Center’s Audre Lorde Health Program Focuses on Women


By Greg Hernandez

Angie Magaña has been faithfully working a Saturday shift at the Center’s Audre Lorde Health Program for lesbian and bi women for nearly a year now.

“I just want more people to know that we’re here and that we have all these resources available for them,” said Magaña. “We really are trying to raise awareness that we have this special, safe place for women. The Center gives amazing health care. But it’s been frustrating to go out into the community and hear people say, ‘I can go there if I’m a woman?’”

On Saturdays, the program at the Center’s McDonald/Wright location offers primary health care, individual therapy, crisis counseling, 12-step substance abuse support, a sexual abuse survivor group and even a yoga and meditation class. Mental health services are also available to everyone and can be free for those who live or work in West Hollywood.

“It’s a different energy, a calm and easy energy,” explained Magaña. “We’re very non-judgmental, we’re very sex positive and body positive. This is not a place where you’re going to come in and feel shame. We very much meet people where they are and work with them to get to their health goals.”

Women, particularly lesbians and bisexual people, are far less likely to visit the doctor or access health services. And when they do, they do not feel they can be open about their sexual orientation, according to Magaña.

“We know that who you are and how you behave sexually really does affect your health. It makes a big difference,” she said. “Lesbian and bisexual women have been marginalized. They often feel like if they disclose their sexuality to their health care provider they will somehow be treated differently, be judged, be dismissed. We hear stories like that all the time.”
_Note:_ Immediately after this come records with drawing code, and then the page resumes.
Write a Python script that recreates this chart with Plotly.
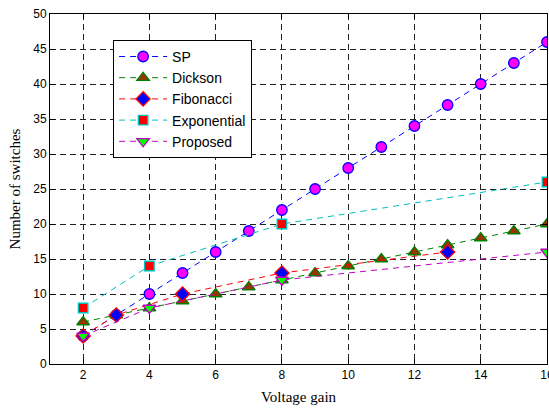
import plotly.graph_objects as go

sp_x = [2, 3, 4, 5, 6, 7, 8, 9, 10, 11, 12, 13, 14, 15, 16]
sp_y = [4, 7, 10, 13, 16, 19, 22, 25, 28, 31, 34, 37, 40, 43, 46]
dickson_x = [2, 3, 4, 5, 6, 7, 8, 9, 10, 11, 12, 13, 14, 15, 16]
dickson_y = [6, 7, 8, 9, 10, 11, 12, 13, 14, 15, 16, 17, 18, 19, 20]
fib_x = [2, 3, 5, 8, 13]
fib_y = [4, 7, 10, 13, 16]
exp_x = [2, 4, 8, 16]
exp_y = [8, 14, 20, 26]
prop_x = [2, 4, 8, 16]
prop_y = [4, 8, 12, 16]

x_ticks = [2, 4, 6, 8, 10, 12, 14, 16]
y_ticks = [0, 5, 10, 15, 20, 25, 30, 35, 40, 45, 50]

series = [
    ("SP", sp_x, sp_y, "#0000ff", "circle", "#ff00ff", "#0000ff", 10.5),
    ("Dickson", dickson_x, dickson_y, "#008000", "triangle-up", "#993300", "#008000", 11),
    ("Fibonacci", fib_x, fib_y, "#ff0000", "diamond", "#0000ff", "#ff0000", 11),
    ("Exponential", exp_x, exp_y, "#00bfbf", "square", "#ff0000", "#00bfbf", 9.5),
    ("Proposed", prop_x, prop_y, "#bf00bf", "triangle-down", "#00ff00", "#bf00bf", 11),
]

fig = go.Figure()
for name, xs, ys, lc, sym, fc, ec, sz in series:
    fig.add_trace(go.Scatter(
        x=xs, y=ys, name=name, mode="lines+markers",
        line=dict(color=lc, width=1, dash="6px,5px"),
        marker=dict(symbol=sym, size=sz, color=fc,
                    line=dict(color=ec, width=1.3)),
    ))

axis_common = dict(
    showline=True, linecolor="black", linewidth=1, mirror="ticks",
    ticks="inside", ticklen=5, tickcolor="black",
    showgrid=True, gridcolor="#222222", gridwidth=1, griddash="6px,4px",
    zeroline=False, automargin=False, ticklabeloverflow="allow",
    tickfont=dict(family="Liberation Sans, Arial", size=12, color="black"),
)

fig.update_xaxes(range=[1, 16], tickvals=x_ticks,
                 title=dict(text="Voltage gain", font=dict(family="Liberation Serif, Times New Roman", size=15, color="black"), standoff=10),
                 **axis_common)
fig.update_yaxes(range=[0, 50], tickvals=y_ticks,
                 title=dict(text="Number of switches", font=dict(family="Liberation Serif, Times New Roman", size=15, color="black"), standoff=8),
                 **axis_common)

fig.update_layout(
    width=549, height=409,
    margin=dict(l=50, r=2, t=14, b=45),
    plot_bgcolor="white", paper_bgcolor="white",
    legend=dict(x=0.127, y=0.926, xanchor="left", yanchor="top",
                bgcolor="white", bordercolor="black", borderwidth=1,
                font=dict(family="Liberation Sans, Arial", size=14, color="black"),
                itemwidth=48, tracegroupgap=0),
    showlegend=True,
)

fig.write_html("out.html", config={"displayModeBar": False},
               post_script="document.body.style.margin='0';document.body.style.overflow='hidden';")
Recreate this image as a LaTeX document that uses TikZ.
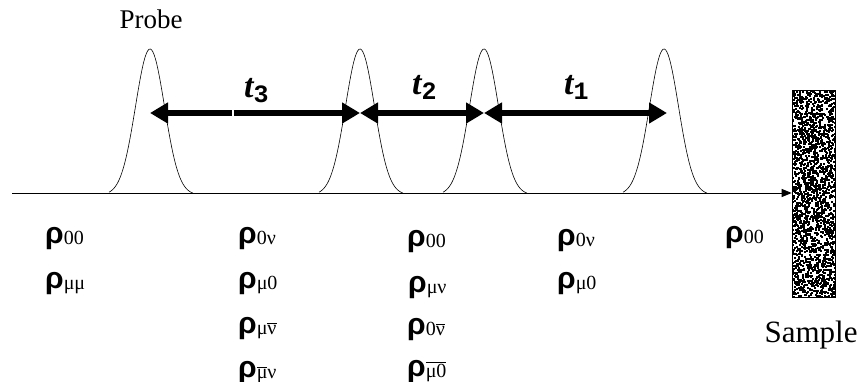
\documentclass[tikz,border=0pt]{standalone}
\usepackage{fontspec}
\setmainfont{Liberation Serif}
\newfontfamily\rhofont{Liberation Sans}
\newfontfamily\subfont{Liberation Mono}
\usetikzlibrary{arrows.meta,positioning,calc}

% rho with a subscript
\newcommand{\rh}[1]{{\rhofont\bfseries\fontsize{30}{30}\selectfont ρ}{\fontsize{20}{20}\selectfont\raisebox{-1pt}{#1}}}
\newcommand{\ovl}[1]{$\overline{\hbox{#1}}$}
% time delay label
\newcommand{\tdel}[1]{{\fontsize{34}{34}\selectfont\bfseries\itshape t}{\subfont\bfseries\fontsize{25}{25}\selectfont\raisebox{-5pt}{#1}}}

\begin{document}
\begin{tikzpicture}[
    x=1pt, y=-1pt,
    pulse/.style={line width=0.6pt},
    axis/.style={line width=0.9pt, -{Triangle[length=10pt, width=8pt]}},
    delay/.style={line width=6pt, {Triangle[length=18pt, width=20pt]}-{Triangle[length=18pt, width=20pt]}},
    rlab/.style={anchor=base west, inner sep=0pt},
    tlab/.style={anchor=base west, inner sep=0pt},
    samplebox/.style={draw, line width=0.6pt, minimum width=43pt, minimum height=207pt, inner sep=0pt,
        path picture={
            \pgfmathsetseed{11}
            \foreach \k in {1,...,2100}{
                \pgfmathsetmacro{\rx}{43*rnd}
                \pgfmathsetmacro{\ry}{207*rnd}
                \fill ($(path picture bounding box.north west)+(\rx,\ry)$) rectangle ++(2,2);
            }
        }}
]
    \useasboundingbox (0,0) rectangle (861,382);

    % Sample
    \node[samplebox] (sample) at (813.5,193.5) {};
    \node[anchor=base, inner sep=0pt, font=\fontsize{31}{31}\selectfont] (samplelab) at (811,342) {Sample};

    % Time axis
    \coordinate (start) at (12,193);
    \draw[axis] (start) -- (start -| sample.west);

    % Pulses
    \foreach \c/\n in {150/1, 360/2, 484/3, 664/4}{
        \draw[pulse] plot[domain=-41:43, samples=70, smooth]
            ({\c+\x}, {193-144*(exp(-\x*\x/(2*14.5*14.5))-0.013)/0.987});
        \coordinate (p\n) at (\c,113);
    }
    \coordinate (p4) at (667,113);
    \node[anchor=base, inner sep=0pt, font=\fontsize{27}{27}\selectfont] (probe) at (151,29) {Probe};

    % Delays
    \coordinate (m3) at (233,113);
    \draw[line width=6pt, {Triangle[length=18pt, width=20pt]}-] (p1) -- ([xshift=-0.7pt]m3);
    \draw[line width=6pt, -{Triangle[length=18pt, width=20pt]}] ([xshift=0.7pt]m3) -- (p2);
    \draw[delay] (p2) -- (p3);
    \draw[delay] (p3) -- (p4);
    \node[tlab] (t3) at (244,98) {\tdel{3}};
    \node[tlab] (t2) at (412,95) {\tdel{2}};
    \node[tlab] (t1) at (564,95) {\tdel{1}};

    % Density matrix elements
    \node[rlab] (a1) at (45,243) {\rh{00}};
    \node[rlab] (a2) at (45,288) {\rh{μμ}};

    \node[rlab] (b1) at (238,243) {\rh{0ν}};
    \node[rlab] (b2) at (238,288) {\rh{μ0}};
    \node[rlab] (b3) at (238,333) {\rh{μ\ovl{ν}}};
    \node[rlab] (b4) at (238,377) {\rh{\ovl{μ}ν}};

    \node[rlab] (c1) at (407,246) {\rh{00}};
    \node[rlab] (c2) at (408,292) {\rh{μν}};
    \node[rlab] (c3) at (407,334) {\rh{0\ovl{ν}}};
    \node[rlab] (c4) at (407,376) {\rh{\ovl{μ0}}};

    \node[rlab] (d1) at (557,245) {\rh{0ν}};
    \node[rlab] (d2) at (557,288) {\rh{μ0}};

    \node[rlab] (e1) at (725,242) {\rh{00}};
\end{tikzpicture}
\end{document}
“This is not just about a pap smear.”

Magaña and a small group of her colleagues at the Center have made it their mission to make more women aware of the full range of primary care services offered at the Center.

They meet every Tuesday to strategize about this passion project and take the time do things like attend health fairs and other events to spread the word.

“This is important to us,” said Amy Kane, the Center’s manager of clinical programs. “There’s no one offering this kind of comprehensive women’s care to the LGBT community. We even came up with an intake form for Saturdays that is more focused on women’s issues than a regular intake form. This is not just about a pap smear.”

Maria Melo, the Center’s policy and operations manager, points out that providing health services for women are more important than ever given the current political climate.

“We are creating more space for our community while the Trump administration is trying to take some from us,” said Melo. “We are creating this very unique spot to provide services that doesn’t exist anywhere else and creating a unique space to protect health services as well.”

Services Can Be Life-Changing

When Joan Kaempfer was released from prison more than three years ago, she was not in the best of health. She had endured two back surgeries during her 13-year incarceration, had Hepatitis C, and was suffering from post-traumatic stress disorder.

Her partner, Zondre Johnson, got her connected with the Center and she began to rebuild her health with the help of Magaña.

“I never felt judged, I felt embraced,” said Kaempfer, 54. “It’s been the best experience of my life, the best treatment of my life. It’s been life-saving.”

Kaempfer has benefitted from the wrap-around care approach that the program offers. This involves addressing the whole person, including the causes of stress in their lives that might manifest physical symptoms.

Women who finish a medical exam may leave with a referral to other Center staff for legal support, mental health care, affordable housing opportunities and others services.

“If you are constantly looking for a place to stay or living on the streets, we help find housing for people,” explained Magaña. “We work with legal on things like restraining orders and look for signs of emotional abuse.

“So much of our everyday stress comes out in our bodies,” she added. “If your back or stomach is bothering you, let’s talk about what else is going on. So many things have a psychological component so we work very closely with the Center’s mental health department.”

The Center accepts most insurance plans and can help people who are uninsured or underinsured qualify for assistance programs.